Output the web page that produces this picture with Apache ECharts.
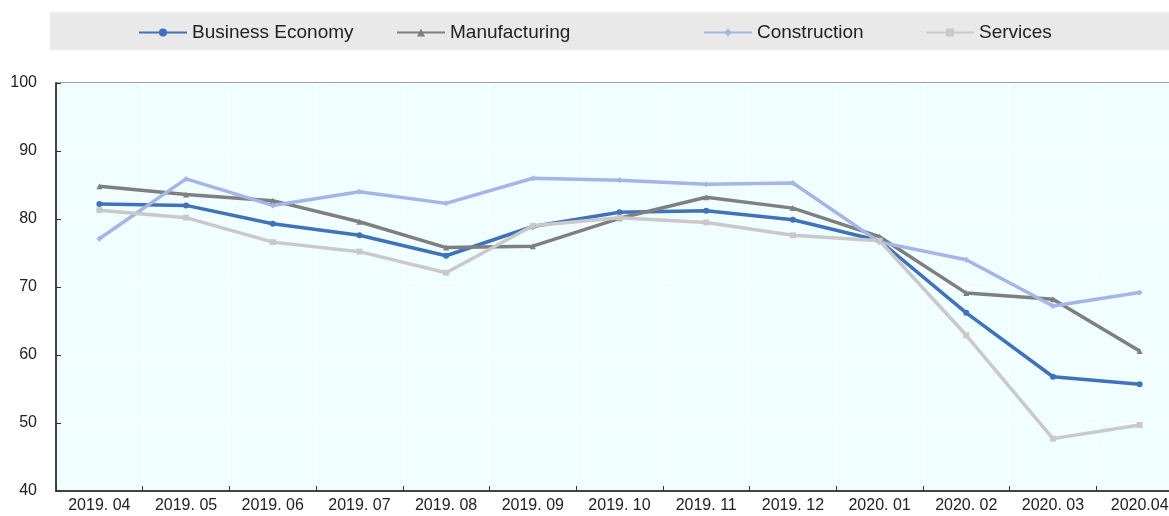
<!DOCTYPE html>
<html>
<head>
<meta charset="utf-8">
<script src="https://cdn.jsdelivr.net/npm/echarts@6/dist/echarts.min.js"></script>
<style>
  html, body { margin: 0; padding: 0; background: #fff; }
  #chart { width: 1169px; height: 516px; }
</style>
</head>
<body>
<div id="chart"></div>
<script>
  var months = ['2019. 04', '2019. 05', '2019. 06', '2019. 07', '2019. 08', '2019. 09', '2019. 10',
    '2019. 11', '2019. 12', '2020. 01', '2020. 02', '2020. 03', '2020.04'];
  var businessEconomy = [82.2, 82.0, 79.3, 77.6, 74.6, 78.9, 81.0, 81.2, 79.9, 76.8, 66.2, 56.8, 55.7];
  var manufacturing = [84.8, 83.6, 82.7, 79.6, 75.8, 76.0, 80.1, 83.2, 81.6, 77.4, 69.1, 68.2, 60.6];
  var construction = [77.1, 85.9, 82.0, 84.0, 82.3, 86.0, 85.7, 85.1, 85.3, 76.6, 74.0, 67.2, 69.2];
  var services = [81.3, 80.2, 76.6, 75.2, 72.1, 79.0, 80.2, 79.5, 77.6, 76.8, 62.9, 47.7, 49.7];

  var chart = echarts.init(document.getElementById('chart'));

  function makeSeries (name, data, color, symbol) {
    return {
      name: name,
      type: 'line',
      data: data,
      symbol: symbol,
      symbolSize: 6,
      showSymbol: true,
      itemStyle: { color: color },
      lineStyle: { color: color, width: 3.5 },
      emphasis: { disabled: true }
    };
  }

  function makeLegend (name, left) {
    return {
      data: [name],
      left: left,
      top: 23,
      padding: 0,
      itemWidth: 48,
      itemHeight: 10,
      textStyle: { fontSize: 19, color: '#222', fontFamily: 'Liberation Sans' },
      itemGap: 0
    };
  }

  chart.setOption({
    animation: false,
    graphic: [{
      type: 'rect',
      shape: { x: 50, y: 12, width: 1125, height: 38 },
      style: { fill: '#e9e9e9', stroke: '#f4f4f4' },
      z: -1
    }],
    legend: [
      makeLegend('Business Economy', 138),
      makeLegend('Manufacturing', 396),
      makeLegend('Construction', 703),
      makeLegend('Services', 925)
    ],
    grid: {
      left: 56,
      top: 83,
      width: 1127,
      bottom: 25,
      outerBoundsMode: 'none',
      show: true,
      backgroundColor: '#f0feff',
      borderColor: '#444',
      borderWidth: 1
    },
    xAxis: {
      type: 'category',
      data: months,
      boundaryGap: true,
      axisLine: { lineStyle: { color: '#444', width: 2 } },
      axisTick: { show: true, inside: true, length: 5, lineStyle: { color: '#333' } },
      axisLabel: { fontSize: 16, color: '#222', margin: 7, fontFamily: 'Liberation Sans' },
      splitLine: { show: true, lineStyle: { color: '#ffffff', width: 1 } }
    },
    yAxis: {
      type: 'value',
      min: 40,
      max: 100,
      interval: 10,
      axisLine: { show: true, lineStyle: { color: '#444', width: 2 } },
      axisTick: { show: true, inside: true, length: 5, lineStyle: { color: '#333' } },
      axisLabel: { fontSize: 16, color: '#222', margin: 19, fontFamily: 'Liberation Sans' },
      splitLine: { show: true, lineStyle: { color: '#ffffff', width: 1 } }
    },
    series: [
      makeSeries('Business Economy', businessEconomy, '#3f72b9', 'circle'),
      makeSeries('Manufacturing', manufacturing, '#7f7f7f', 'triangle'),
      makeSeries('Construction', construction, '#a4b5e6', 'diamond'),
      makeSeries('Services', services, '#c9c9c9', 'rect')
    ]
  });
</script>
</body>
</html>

**DO THIS**
Print the full listing exactly, dropping the pictures.

**TASK ANSWER**
Output the web page that produces this picture with Apache ECharts.
<!DOCTYPE html>
<html>
<head>
<meta charset="utf-8">
<script src="https://cdn.jsdelivr.net/npm/echarts@6/dist/echarts.min.js"></script>
<style>
  html, body { margin: 0; padding: 0; background: #fff; }
  #chart { width: 1169px; height: 516px; }
</style>
</head>
<body>
<div id="chart"></div>
<script>
  var months = ['2019. 04', '2019. 05', '2019. 06', '2019. 07', '2019. 08', '2019. 09', '2019. 10',
    '2019. 11', '2019. 12', '2020. 01', '2020. 02', '2020. 03', '2020.04'];
  var businessEconomy = [82.2, 82.0, 79.3, 77.6, 74.6, 78.9, 81.0, 81.2, 79.9, 76.8, 66.2, 56.8, 55.7];
  var manufacturing = [84.8, 83.6, 82.7, 79.6, 75.8, 76.0, 80.1, 83.2, 81.6, 77.4, 69.1, 68.2, 60.6];
  var construction = [77.1, 85.9, 82.0, 84.0, 82.3, 86.0, 85.7, 85.1, 85.3, 76.6, 74.0, 67.2, 69.2];
  var services = [81.3, 80.2, 76.6, 75.2, 72.1, 79.0, 80.2, 79.5, 77.6, 76.8, 62.9, 47.7, 49.7];

  var chart = echarts.init(document.getElementById('chart'));

  function makeSeries (name, data, color, symbol) {
    return {
      name: name,
      type: 'line',
      data: data,
      symbol: symbol,
      symbolSize: 6,
      showSymbol: true,
      itemStyle: { color: color },
      lineStyle: { color: color, width: 3.5 },
      emphasis: { disabled: true }
    };
  }

  function makeLegend (name, left) {
    return {
      data: [name],
      left: left,
      top: 23,
      padding: 0,
      itemWidth: 48,
      itemHeight: 10,
      textStyle: { fontSize: 19, color: '#222', fontFamily: 'Liberation Sans' },
      itemGap: 0
    };
  }

  chart.setOption({
    animation: false,
    graphic: [{
      type: 'rect',
      shape: { x: 50, y: 12, width: 1125, height: 38 },
      style: { fill: '#e9e9e9', stroke: '#f4f4f4' },
      z: -1
    }],
    legend: [
      makeLegend('Business Economy', 138),
      makeLegend('Manufacturing', 396),
      makeLegend('Construction', 703),
      makeLegend('Services', 925)
    ],
    grid: {
      left: 56,
      top: 83,
      width: 1127,
      bottom: 25,
      outerBoundsMode: 'none',
      show: true,
      backgroundColor: '#f0feff',
      borderColor: '#444',
      borderWidth: 1
    },
    xAxis: {
      type: 'category',
      data: months,
      boundaryGap: true,
      axisLine: { lineStyle: { color: '#444', width: 2 } },
      axisTick: { show: true, inside: true, length: 5, lineStyle: { color: '#333' } },
      axisLabel: { fontSize: 16, color: '#222', margin: 7, fontFamily: 'Liberation Sans' },
      splitLine: { show: true, lineStyle: { color: '#ffffff', width: 1 } }
    },
    yAxis: {
      type: 'value',
      min: 40,
      max: 100,
      interval: 10,
      axisLine: { show: true, lineStyle: { color: '#444', width: 2 } },
      axisTick: { show: true, inside: true, length: 5, lineStyle: { color: '#333' } },
      axisLabel: { fontSize: 16, color: '#222', margin: 19, fontFamily: 'Liberation Sans' },
      splitLine: { show: true, lineStyle: { color: '#ffffff', width: 1 } }
    },
    series: [
      makeSeries('Business Economy', businessEconomy, '#3f72b9', 'circle'),
      makeSeries('Manufacturing', manufacturing, '#7f7f7f', 'triangle'),
      makeSeries('Construction', construction, '#a4b5e6', 'diamond'),
      makeSeries('Services', services, '#c9c9c9', 'rect')
    ]
  });
</script>
</body>
</html>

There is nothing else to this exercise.